How to Prevent C difficile Infection: A New Guide

Laura A. Stokowski, RN, MS

Disclosures

May 24, 2013

In This Article

Transmission of C difficile

Acquisition of CDI is usually by ingesting spores found in the environment that were shed by another patient. C difficile spores are not destroyed by gastric acidity; they are able to bypass the stomach to reach the small intestine, where they germinate into vegetative bacteria.[2]

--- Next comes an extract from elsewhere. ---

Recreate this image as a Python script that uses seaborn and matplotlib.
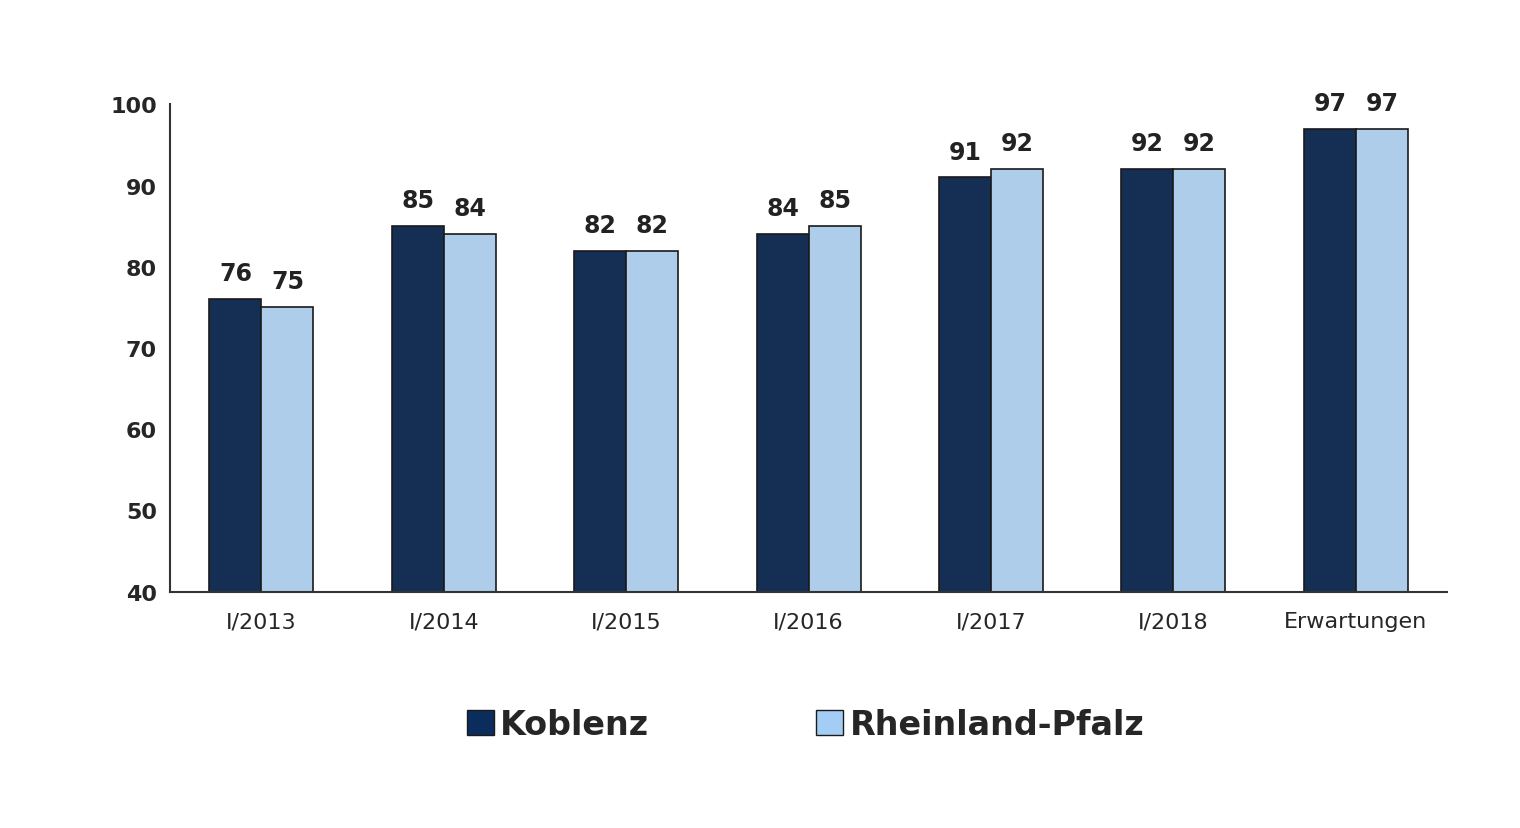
import pandas as pd
import numpy as np
import matplotlib
matplotlib.use("Agg")
import matplotlib.pyplot as plt
import seaborn as sns

categories = ["I/2013", "I/2014", "I/2015", "I/2016", "I/2017", "I/2018", "Erwartungen"]
koblenz = [76, 85, 82, 84, 91, 92, 97]
rlp = [75, 84, 82, 85, 92, 92, 97]
series = ["Koblenz", "Rheinland-Pfalz"]
colors = ["#0b2d5e", "#a3cdf5"]

df = pd.DataFrame({
    "cat": categories * 2,
    "val": koblenz + rlp,
    "region": [series[0]] * len(categories) + [series[1]] * len(categories),
})

plt.rcParams["font.family"] = "Liberation Sans"
sns.set_style("white")
fig = plt.figure(figsize=(15.2, 8.29), dpi=100)
ax = fig.add_axes([0.112, 0.285, 0.84, 0.588])

sns.barplot(data=df, x="cat", y="val", hue="region", palette=colors,
            width=0.57, edgecolor="#1a1a1a", linewidth=1.2, ax=ax, legend=False)

for c in ax.containers:
    ax.bar_label(c, fmt="%d", padding=10, fontsize=17, fontweight="bold", color="#222222")

ax.set_ylim(40, 100)
ax.set_xlim(-0.5, len(categories) - 0.5)
ax.set_yticks(range(40, 101, 10))
ax.set_xlabel("")
ax.set_ylabel("")
for s in ["top", "right"]:
    ax.spines[s].set_visible(False)
for s in ["left", "bottom"]:
    ax.spines[s].set_color("#333333")
    ax.spines[s].set_linewidth(1.5)
ax.tick_params(axis="y", length=6, width=1.5, color="#333333", labelsize=16)
for t in ax.get_yticklabels():
    t.set_fontweight("bold")
ax.tick_params(axis="x", length=0, labelsize=16, pad=14)
ax.set_xticks(np.arange(-0.5, len(categories)), minor=True)
ax.tick_params(axis="x", which="minor", length=6, width=1.5, color="#333333")

handles = [plt.Rectangle((0, 0), 1, 1, facecolor=c, edgecolor="#1a1a1a") for c in colors]
fig.legend(handles, series, loc="center", bbox_to_anchor=(0.53, 0.125), ncol=2,
           frameon=False, prop={"size": 24, "weight": "bold"},
           handlelength=0.8, handleheight=0.8, handletextpad=0.2, columnspacing=5)

fig.savefig("out.png", dpi=100)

The role of the environment in CDI first became clear in experiments with hamsters. When culture-negative hamsters were given antibiotics and placed in cages that previously held infected animals, the hamsters developed CDI with the same bacteriocin type of toxigenic C difficile as the former occupants.[8] These experiments suggested that cross-infection with C difficile was important in the pathogenesis of antibiotic-associated colitis, supporting recommendations to use contact precautions when caring for patients with CDI in the hospital environment.

In a healthcare setting, the beds in which patients rest, the toilets they use, the everyday items that they handle can become contaminated with C difficile spores. These spores are hardy. They don't die in a few hours of exposure to air, like vegetative C difficile bacteria. Spores persist for many months and are not eradicated with routine cleaning and disinfection methods.

To make matters worse, it takes only a few spores to infect another person. If another patient happens to share the same bathroom, these spores might easily be found on the flush mechanism, the sink faucet, or the door handle. Before the infected patient is identified and placed in isolation, countless opportunities exist for transmitting the infection to another patient. After the isolated patient is discharged, it is alarmingly simple to miss a few areas when terminally cleaning the room and its contents before the next patient arrives.